Josefa, la popular y
entrañable señora Pepa, estimada por sus vecinos, era una de esas
mujeres entregadas a las necesidades ajenas que pasan por el mundo con
exquisita caridad. Y cuando ésta se ejerce de forma tan cercana y
natural, cuajada de sencillez evangélica, como hizo ella, los gestos de
ternura inmersos en el paisaje cotidiano parecen entrar dentro de lo
ordinario, de lo previsible; es el fruto de la costumbre. Como es tan
fácil habituarse a recibir las dádivas de una persona generosa, a veces,
aunque sea de manera inconsciente, puede terminarse por no valorar su
quehacer.
Desde que nació en
Algemesí, Valencia, España, el 11 de diciembre de 1820, esta beata fue
acogida con la alegría que comporta ver cómo florece la vida trayendo
consigo el aroma del Creador. Además, el gozo era especialmente visible
en el hogar de Francisco y Josefa María que sería bendecido con cinco
hijos, prole que ella inauguraba. Poco a poco, con sus virtudes se
convirtió en una especie de talismán para los habitantes de su ciudad
natal. La pérdida de su madre, cuando tenía 13 años, le instó a
depositar su desolación en el regazo de la suprema maestra del dolor:
María. En la capilla de los dominicos, postrada de hinojos ante la
imagen de la Virgen del Rosario, anegada en llanto se puso bajo su
amparo pidiéndole que fuese su madre. A partir de ese momento, Ella
sería su punto de referencia. Y seguramente influyó en su decisión de
consagrarse a Dios por completo a sus 18 años con voto perpetuo de
castidad.
El párroco de San
Jaime, Gaspar Silvestre, durante casi tres décadas la condujo firmemente
por el sendero de la virtud. Pero ella correspondía con inestimable
ayuda atendiendo la parroquia, ocupándose de los ornamentos litúrgicos y
del cuidado de los altares. Se había formado en la Enseñanza, escuela
que dependía del cabildo catedralicio, y paralelamente, mientras
contribuía con su trabajo a las tareas domésticas, aprendió el arte del
bordado que ejecutaba con maestría. De esta cualidad se beneficiaba la
parroquia en la que se podían apreciar las primorosas labores que salían
de sus manos. Y fue además un instrumento fecundo para su apostolado,
ya que puso a merced de jóvenes y niñas su buen hacer transmitiéndoles
gratuitamente sus conocimientos en un espacio habilitado al efecto en su
propio domicilio. Era una ocasión única, que no desperdició, para
compartir la fe con ellas y con las madres que las acompañaban mientras
les daba clases de lectura o las adiestraba en la costura y bordado.

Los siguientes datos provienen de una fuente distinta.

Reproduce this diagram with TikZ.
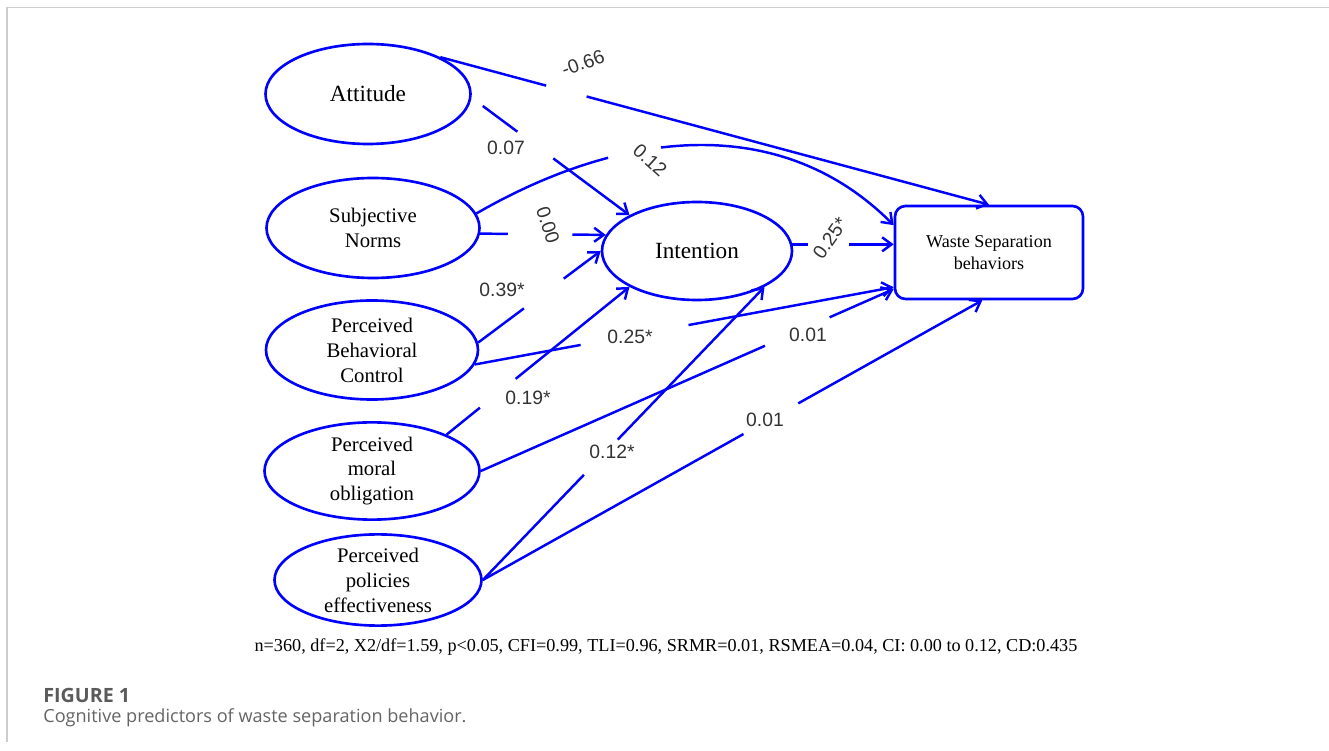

Pero también amas de casa y niños salieron fortalecidos de la «escuela
dominical» desde la que catequizaba.
Sin otro anhelo que
ofrendarse a sí misma en el entorno que la vio nacer, se hizo terciaria
carmelita. Su afán era llevar a todos a Dios. «¡Almas, almas para Dios! ¡No quiero que se condenen! ¡Señor, ayúdame a conseguirlo!»,
era su ferviente súplica. Por eso aprovechaba cualquier situación en
las que se veía inmersa para evangelizar. Era bien conocida por su
generosidad ilimitada. Atendía y socorría a huérfanos y toda clase de
desfavorecidos, consolaba a los enfermos, a quienes visitaba
asiduamente, y siempre disponía de sus recursos económicos para ayudar a
quien lo precisaba. Supo ganarse a la gente con su talante
clarividente, conciliador, lleno de prudencia, puesto de relieve en los
acertados consejos que proporcionaba a unos y a otros.
Además de participar
diariamente en la misa, dedicaba muchas horas diarias a la oración,
clave en toda consagración que culmina en los altares. El ejercicio de
las virtudes de la humildad, paciencia, abnegación, silencio y fidelidad
en la obediencia eran características en su vida. Siempre mostró su
devoción a la Eucaristía y a María. Entre los santos, tenía predilección
por Juan de la Cruz. Con su autoridad moral contribuyó a que muchos
alejados se integraran en la parroquia. De la multitud de actos de
caridad que se podrían referir de ella, el brillo de esta virtud
principal se hizo particularmente ostensible durante la epidemia de
cólera de 1885.
Su existencia prosiguió
sin mayor notoriedad, guiada por el afán de hacer el bien a todos,
hasta que la sencilla y fecunda ofrenda de amor que había trazado con su
vida esta admirable laica, culminó el 24 de febrero de 1893 cuando
tenía 73 años. Juan Pablo II la beatificó el 25 de septiembre de 1988.